If you have excellent credit, current RV financing rates hover at about 4%. If you have poor credit, such as a score below 580, you might get approved, but rates will be a jaw-dropping 24%. If your credit score is weak, consider saving for a larger down payment.
Here’s a quick comparison from three banks that offer RV financing, the rates as of October 2019, and the minimum loan amount needed to secure motorhome or camper financing:
|U.S. Bank||6.24%||Less than 48 months||$25,000|
|USAA||5.75%||Up to 240 months||$5,000-$100,000*|
|SunTrust Bank||3.99% variable, 4.99%–6.50% fixed||Up to 240 months||$57,201|
*USAA: Financing for 12- to 72-month terms requires financed amount of $5,000 or greater and approved credit. Financing for 84- and 120-month terms requires financed amount of $10,000 or greater and approved credit. Financing for 180-month terms requires financed amount of $35,000 or greater and approved credit. Financing for 240-month terms requires financed amount of $100,000 or greater and approved credit.
Before you can buy an RV, you’ll need proof of insurance before most lenders will give you the loan. Be sure to talk to your insurance company and get enough coverage to meet the lender’s requirements. Keep in mind the insurance will add to your monthly costs, so budget for that as well.
How to qualify
Check your credit score so you know what kind of rates you’re looking at. Lenders consider your FICO and credit scores to try to determine how much of a risk you are. They will also consider your debt-to-income ratio. They will want to see you have collateral in case you default on the loan. The RV itself can be collateral.
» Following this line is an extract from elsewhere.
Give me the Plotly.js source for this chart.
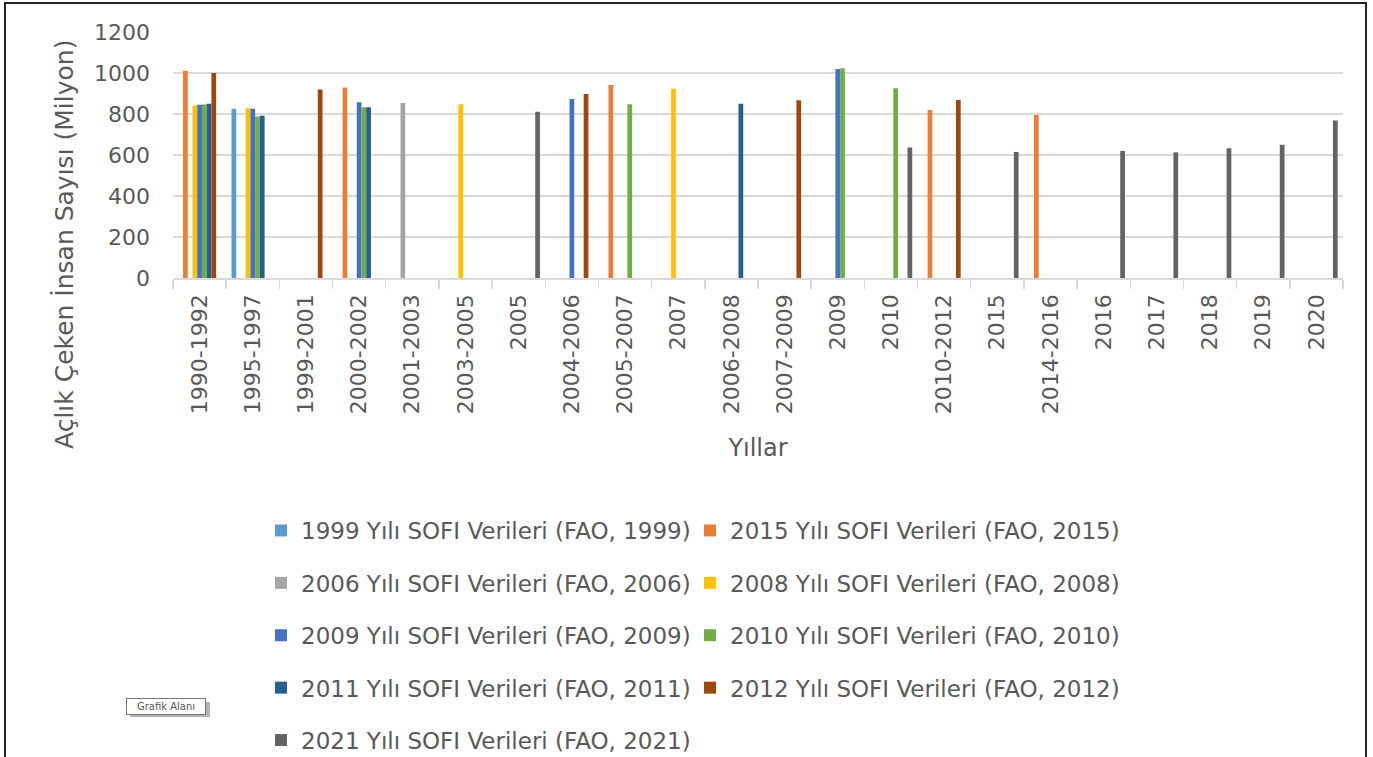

Your rate for RV financing might be higher than the rate you got for your car loan. RV’s are considered luxury items and lenders are more cautious about lending money for luxury items. This is because in times of financial crisis, luxury items are expendable.
Use the internet to your advantage. If you fill out a single application, you may have several offers from different lenders, meaning you can pick and choose. You can research credit unions, banks and online lenders. If none of these options appeal to you, the RV company will have financing as well. Keep in mind the RV company wants to make a sale. They know the RV you want is right in front of you. This may entice them to offer a decent rate, but it might also entice them to put together a good deal for them, not you.
Whatever lender you go with, they will want to know what RV you intend to purchase, the value of the RV, the age and mileage. Buying a used RV can save you money upfront, but usually come with higher interest rates.
Things to know
- Set a budget. Figure out what you can reasonably afford and what will suit your needs. Do this before you go shopping so you are not tempted to buy more RV than you need.
- Check your credit score. A credit score in the mid-700s will get you the best rate. If your credit score is lower, you might have to pay a higher interest rate or put down a larger down payment to qualify.
- Compare different lenders.You can consider banks, credit unions and online financing companies. You can also consider the RV company you buy it from, but don’t go unprepared. In addition to dealerships, sites such as RVs.com, RVT.com and RVTrader.com can give you an idea of prices and if there are any deals. Check these sites when doing your research
- Negotiate. Just as you would when buying a car, be prepared to haggle. RV dealerships will expect it and you could save yourself a good bit of money. The price of an RV is inflated by as much as 30–35%, so there’s room to negotiate.
- Don’t owe more than the RV is worth. Much like a car, an RV depreciates up to 30% the minute you drive it off the lot. The risk of becoming upside-down in the loan is quite high, although not inevitable. To avoid becoming upside down, you can make a larger down payment. You can also buy a less expensive RV, pay it off and trade it in for a more expensive model later on.
The bottom line
Buying an RV can be a life-changing experience. Make sure you get an RV that fits comfortably into your budget while still meeting your needs. Shop around and buy the RV that’s right for you. The open road awaits.